Once again, it’s panto season, which means Christmas and the silly season are upon us … the most wonderful time of the year! And for the 29th time, Janice Honeyman presents us with her year-end pantomime. This year, it’s a brand new offering … Robin Hood and the Babes in the Wood. Partnering once again with producer Bernard Jay, this is a bit of a mash-up of stories, all merged together to create an absolutely delightful couple of hours where audiences can immerse themselves in sheer fantasy and fun!
Izak Davel (currently playing hunky Bradley Haines on our small screens in Isidingo) makes his panto debut as the well-meaning Robin Hood.

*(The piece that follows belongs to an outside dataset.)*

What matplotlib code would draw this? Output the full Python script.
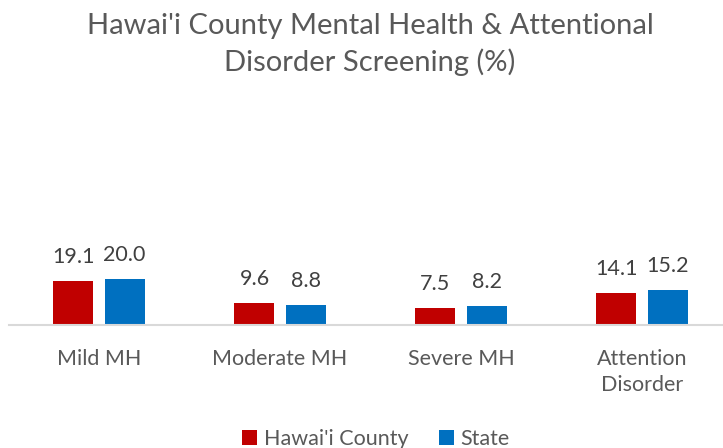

He hangs out in the forest with his band of Merry Men (they’re ‘butch’!), and doesn’t seem to realise that pretty Maid Marian, played by the beautiful Carmen Pretorius (also Bradley’s love interest, Tiffany in Isidingo) is trying to catch his eye. She’s not too phased though, she’s far from a damsel in distress, until the evil Sheriff of Rottingham, errrm, sorry, Nottingham, decides to claim her as his latest conquest! Gasp! Renowned stage and screen actor, Graham Hopkins throws himself into the role with gusto … and hilarious results.
Meanwhile the Sheriff’s evil sister-in-law, played with true panto elegance and style by LJ Urbani, is plotting to do away with her down-trodden husband’s two kids, Tokkel and Tina (actually Hansel and Gretel, but this is Mzansi you know!). And while Robin Hood and crew are foraging the forest looking for people to rob (only rich people, so they can give to the poor, you understand, and no weapons allowed), they come across Much the Miller’s son, enthusiastically portrayed by Candida Mosoma, who so impresses the butch boys with his ability to defend himself (and his donkey) that they invite him to join their merry little band.
Keeping the storyline together is the marvellous Kate Normington as Silly Sylviana, the Spirit of the Forest. Amusing, clumsy, kind, caring and just a little bit bossy when she needs to be, Sylviana lets us know what’s what, who’s who, and pretty much makes sure that everything in her Forest is running according to plan. If that plan fails, she has a firm Plan B as part of a girl band with Pretorius and Mosoma – they’re a helluva of a team, and boy, can they belt out a tune!
This panto doesn’t let up for a minute, moving along at a cracking pace. It’s vibrant, it’s glitzy, it’s dynamic and it’s 100% on trend politically and musically, with a nod being given to most of the current fads doing the rounds – as one has come to expect. Honeyman and Jay once again prove they’re a formidable team and watching their cast being put through their paces only goes to show that they don’t make their choices lightly. Davel has all that’s required of a panto leading man: his almost effortless delivery, paired with a slightly quirky, comical manner, not to mention the voice and the moves to go with it all ensure he’ll be a hit as Robin. Desmond Dube, Phumi Mncayi and Bongi Mthombeni are all pure gold in their roles, elevating the level of humour here to something of an entirely superior nature.
The ensemble of this production is a troupe of seasoned performers, and it shows. They’re polished and peppy; smart and sassy. The energy flows easily, and one can’t help but get caught up in the rhythm of it all.
Mention must be made of Musical Director, Rowan Bakker – you’ll notice (because of course, you’re going to see the show) that there are a lot more musical numbers in this panto than in previous ones. So it goes without saying that the musical director had a hand in all the extra arrangements, and is a lot busier than he’d usually be! He’s done a sterling job. The band’s contribution to the superb nature of this show is unquestionable.
I also need to comment on the incredible sets and the absolutely magical use of lighting. The sets themselves are spectacular, but Graham McLusky has created pure enchantment in some of the scenes, which transport the audience into a true fairy-tale land. It’s quite captivating.
I highly recommend this year’s Pantomime. It’s first-rate entertainment and escapism. Book your tickets, go along and just lose yourself in it for a little while. That’s what it’s all about. They don’t call it magic for nothing!